MATERIAL PROVIDED →

===============

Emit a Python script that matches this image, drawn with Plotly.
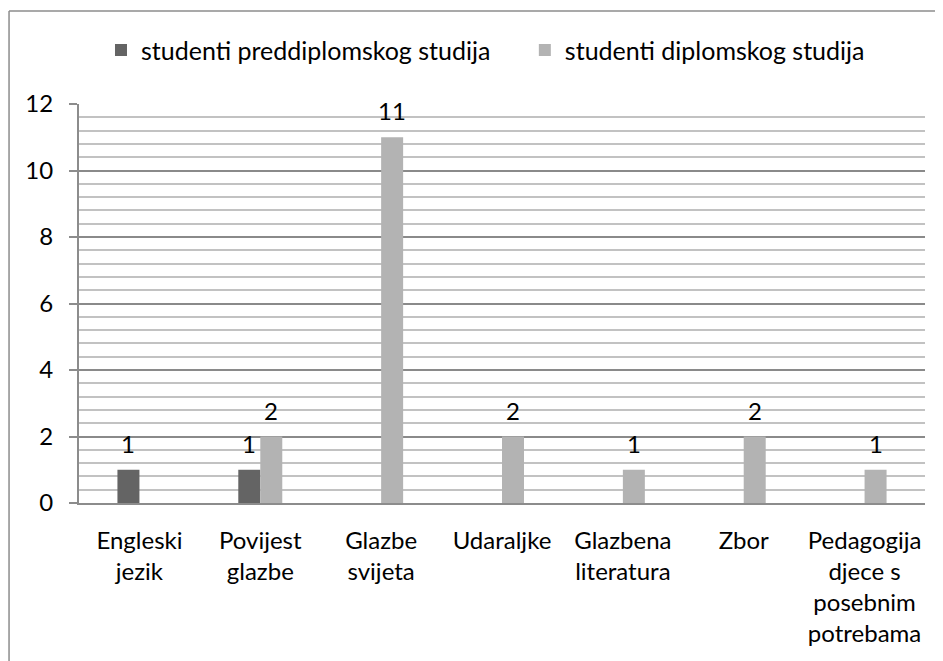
import plotly.graph_objects as go

# kategorije (predmeti) i vrijednosti
kategorije = ["Engleski<br>jezik", "Povijest<br>glazbe", "Glazbe<br>svijeta", "Udaraljke",
              "Glazbena<br>literatura", "Zbor", "Pedagogija<br>djece s<br>posebnim<br>potrebama"]
preddiplomski = [1, 1, None, None, None, None, None]
diplomski = [None, 2, 11, 2, 1, 2, 1]

naziv_pred = "studenti preddiplomskog studija"
naziv_dipl = "studenti diplomskog studija"

FONT = "Lato, sans-serif"
FS = 24

fig = go.Figure()
fig.add_trace(go.Bar(x=kategorije, y=preddiplomski, name=naziv_pred, legend="legend",
                     marker=dict(color="#646464", line=dict(width=0))))
fig.add_trace(go.Bar(x=kategorije, y=diplomski, name=naziv_dipl, legend="legend2",
                     marker=dict(color="#b3b3b3", line=dict(width=0))))

# oznake vrijednosti iznad stupaca
for vrijednosti, pomak in ((preddiplomski, -11), (diplomski, 11)):
    for k, v in zip(kategorije, vrijednosti):
        if v is None:
            continue
        fig.add_annotation(x=k, y=v, text=str(v), showarrow=False,
                           xshift=pomak, yshift=10, yanchor="bottom",
                           font=dict(size=FS, color="#000"))

# okvir grafikona (lijevi i gornji rub)
fig.add_shape(type="line", xref="paper", yref="paper",
              x0=-0.0827, x1=-0.0827, y0=-0.6, y1=1.233,
              line=dict(color="#8c8c8c", width=1.5))
fig.add_shape(type="line", xref="paper", yref="paper",
              x0=-0.0827, x1=1.1, y0=1.233, y1=1.233,
              line=dict(color="#8c8c8c", width=1.5))

leg = dict(orientation="h", y=1.135, xanchor="left", yanchor="middle",
           font=dict(size=25), itemwidth=30, bgcolor="rgba(0,0,0,0)")

fig.update_layout(
    width=935, height=653,
    margin=dict(l=71, r=18, t=96, b=158),
    paper_bgcolor="white", plot_bgcolor="white",
    font=dict(family=FONT, size=FS, color="#000"),
    barmode="group", bargap=0.636, bargroupgap=0,
    showlegend=True,
    legend=dict(leg, x=0.026),
    legend2=dict(leg, x=0.527),
    xaxis=dict(showline=True, linecolor="#8c8c8c", linewidth=2,
               showgrid=False, ticks="", ticklabelstandoff=15,
               tickfont=dict(size=FS)),
    yaxis=dict(range=[0, 12], dtick=2, showline=True, linecolor="#8c8c8c", linewidth=2,
               gridcolor="#8a8a8a", gridwidth=2,
               ticks="outside", ticklen=8, tickcolor="#8c8c8c", tickwidth=2,
               ticklabelstandoff=11, tickfont=dict(size=FS), zeroline=False,
               minor=dict(dtick=0.4, showgrid=True, gridcolor="#c2c2c2", gridwidth=2)),
)

fig.write_html("out.html")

===============

WHAT THIS TASK INVOLVES → All of the lines above should be retyped precisely, apart from the pictures.

EXPECTED OUTPUT →
Emit a Python script that matches this image, drawn with Plotly.
import plotly.graph_objects as go

# kategorije (predmeti) i vrijednosti
kategorije = ["Engleski<br>jezik", "Povijest<br>glazbe", "Glazbe<br>svijeta", "Udaraljke",
              "Glazbena<br>literatura", "Zbor", "Pedagogija<br>djece s<br>posebnim<br>potrebama"]
preddiplomski = [1, 1, None, None, None, None, None]
diplomski = [None, 2, 11, 2, 1, 2, 1]

naziv_pred = "studenti preddiplomskog studija"
naziv_dipl = "studenti diplomskog studija"

FONT = "Lato, sans-serif"
FS = 24

fig = go.Figure()
fig.add_trace(go.Bar(x=kategorije, y=preddiplomski, name=naziv_pred, legend="legend",
                     marker=dict(color="#646464", line=dict(width=0))))
fig.add_trace(go.Bar(x=kategorije, y=diplomski, name=naziv_dipl, legend="legend2",
                     marker=dict(color="#b3b3b3", line=dict(width=0))))

# oznake vrijednosti iznad stupaca
for vrijednosti, pomak in ((preddiplomski, -11), (diplomski, 11)):
    for k, v in zip(kategorije, vrijednosti):
        if v is None:
            continue
        fig.add_annotation(x=k, y=v, text=str(v), showarrow=False,
                           xshift=pomak, yshift=10, yanchor="bottom",
                           font=dict(size=FS, color="#000"))

# okvir grafikona (lijevi i gornji rub)
fig.add_shape(type="line", xref="paper", yref="paper",
              x0=-0.0827, x1=-0.0827, y0=-0.6, y1=1.233,
              line=dict(color="#8c8c8c", width=1.5))
fig.add_shape(type="line", xref="paper", yref="paper",
              x0=-0.0827, x1=1.1, y0=1.233, y1=1.233,
              line=dict(color="#8c8c8c", width=1.5))

leg = dict(orientation="h", y=1.135, xanchor="left", yanchor="middle",
           font=dict(size=25), itemwidth=30, bgcolor="rgba(0,0,0,0)")

fig.update_layout(
    width=935, height=653,
    margin=dict(l=71, r=18, t=96, b=158),
    paper_bgcolor="white", plot_bgcolor="white",
    font=dict(family=FONT, size=FS, color="#000"),
    barmode="group", bargap=0.636, bargroupgap=0,
    showlegend=True,
    legend=dict(leg, x=0.026),
    legend2=dict(leg, x=0.527),
    xaxis=dict(showline=True, linecolor="#8c8c8c", linewidth=2,
               showgrid=False, ticks="", ticklabelstandoff=15,
               tickfont=dict(size=FS)),
    yaxis=dict(range=[0, 12], dtick=2, showline=True, linecolor="#8c8c8c", linewidth=2,
               gridcolor="#8a8a8a", gridwidth=2,
               ticks="outside", ticklen=8, tickcolor="#8c8c8c", tickwidth=2,
               ticklabelstandoff=11, tickfont=dict(size=FS), zeroline=False,
               minor=dict(dtick=0.4, showgrid=True, gridcolor="#c2c2c2", gridwidth=2)),
)

fig.write_html("out.html")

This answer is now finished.